Tra le più note, la realizzazione della Basilica di Castelpetroso, in provincia di Isernia che, a ripensarci, può davvero essere considerata un monumento agli “artisti della pietra”; a tale proposito, ricordando con commozione che il matrimonio mio e di Anna fu celebrato in questa magnifica Chiesa nel 1971, sottolineo che i lavori della sua costruzione, iniziati nel 1890, furono conclusi solo nel 1975. Essi avevano impegnato intere generazioni di scalpellini molisani per modellare, uno per uno, i blocchi di pietra che ne ricoprono le maestose facciate; inoltre, cosa davvero encomiabile, mi risulta che in genere la loro attività fosse stata prestata a titolo gratuito e per devozione nei confronti della Vergine Maria Addolorata: apparsa nel 1888 a due contadine del luogo.
Come sempre ora, tornando all’amato territorio dell’alto Molise, non posso certo dimenticare che uno dei centri più famosi per i suoi scalpellini è Pescopennataro, un simpatico, paese vicino a Capracotta; è addossato a rocce antichissime che gli fanno da sfondo, per cui sembra quasi naturale che questo genere di attività abbia potuto svilupparsi e mantenersi nel tempo.
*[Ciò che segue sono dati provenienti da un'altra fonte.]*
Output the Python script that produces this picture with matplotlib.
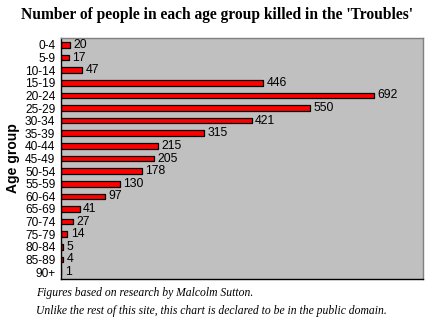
import matplotlib
matplotlib.use("Agg")
import matplotlib.pyplot as plt

categories = ["0-4", "5-9", "10-14", "15-19", "20-24", "25-29", "30-34", "35-39",
              "40-44", "45-49", "50-54", "55-59", "60-64", "65-69", "70-74", "75-79",
              "80-84", "85-89", "90+"]
values = [20, 17, 47, 446, 692, 550, 421, 315, 215, 205, 178, 130, 97, 41, 27, 14, 5, 4, 1]

W, H = 435, 321
fig = plt.figure(figsize=(W / 100, H / 100), dpi=100)
fig.patch.set_facecolor("white")
ax = fig.add_axes([61 / W, 1 - 279 / H, (423 - 61) / W, (279 - 38) / H])
ax.set_facecolor("#C0C0C0")

ypos = list(range(len(categories)))
ax.barh(ypos, values, height=0.45, color="#FF0000", edgecolor="black", linewidth=0.9)
for y, v in zip(ypos, values):
    ax.text(v + 8, y, str(v), va="center", ha="left", fontsize=8.8,
            family="Liberation Sans", color="black")

ax.set_xlim(0, 800)
ax.set_ylim(len(categories) - 1 + 0.55, -0.55)
ax.set_yticks(ypos)
ax.set_yticklabels(categories, fontsize=8.6, family="Liberation Sans")
ax.tick_params(axis="y", length=0, pad=4)
ax.set_xticks([])
ax.set_ylabel("Age group", fontsize=10, fontweight="bold", family="Liberation Sans", labelpad=4)

for side in ["left", "bottom"]:
    ax.spines[side].set_color("black")
    ax.spines[side].set_linewidth(1)
for side in ["top", "right"]:
    ax.spines[side].set_color("#808080")
    ax.spines[side].set_linewidth(1)

fig.text(217 / W, 1 - 15 / H, "Number of people in each age group killed in the 'Troubles'",
         ha="center", va="center", fontsize=11.2, fontweight="bold", family="Liberation Serif")
fig.text(36 / W, 1 - 293 / H, "Figures based on research by Malcolm Sutton.",
         ha="left", va="center", fontsize=8.4, style="italic", family="Liberation Serif")
fig.text(36 / W, 1 - 311 / H, "Unlike the rest of this site, this chart is declared to be in the public domain.",
         ha="left", va="center", fontsize=8.4, style="italic", family="Liberation Serif")

fig.savefig("out.png", dpi=100, facecolor="white")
Anche a Pescopennataro, infatti, esiste tuttora un “Museo della pietra” (dedicato a Chiara Marinelli) ed è molto significativo che, già nel 1700, vi fosse stata istituita una vera e propria “Scuola artistica per Scalpellini”: cui forse, per semplice osmosi di cultura e di tradizioni, si sono ispirate le famiglie di scalpellini (e/o di “brɘcciaiuòlɘ”) a Capracotta.
Oltre quella dei “Paglione”, con lo storico capostipite Olindo che ho avuto il piacere di conoscere, ricordo quella dei “Beniamino” e dei “Carnevale”, ma nessuno me ne vorrà per ogni mia involontaria omissione.
A conclusione del mio racconto mi torna in mente, con un certo disappunto, la provocazione di molti che deridono il nostro territorio sostenendo che: “Il Molise non esiste!”; io penso proprio che non valga la pena di prendersela più di tanto per un’affermazione così sciocca. È certamente vero che la nostra regione ha una superficie molto limitata e soprattutto che è assai preoccupante il fenomeno dello spopolamento, ma nessuno può misconoscerne la sua millenaria, multiforme tradizione e le sue incredibili doti di resilienza; senza contare per di più che, secondo le ricerche storiche del professor Nicola Mastronardi, alla lingua osca delle nostre antiche genti molisane appartiene la parola “Viteliu”:da cui deriverebbe quella latina di “Italia”.
Perciò, naturalmente senza alcuna animosità, mi sembra opportuno controbattere dicendo:
“Chi ha orecchie per intendere… intenda!”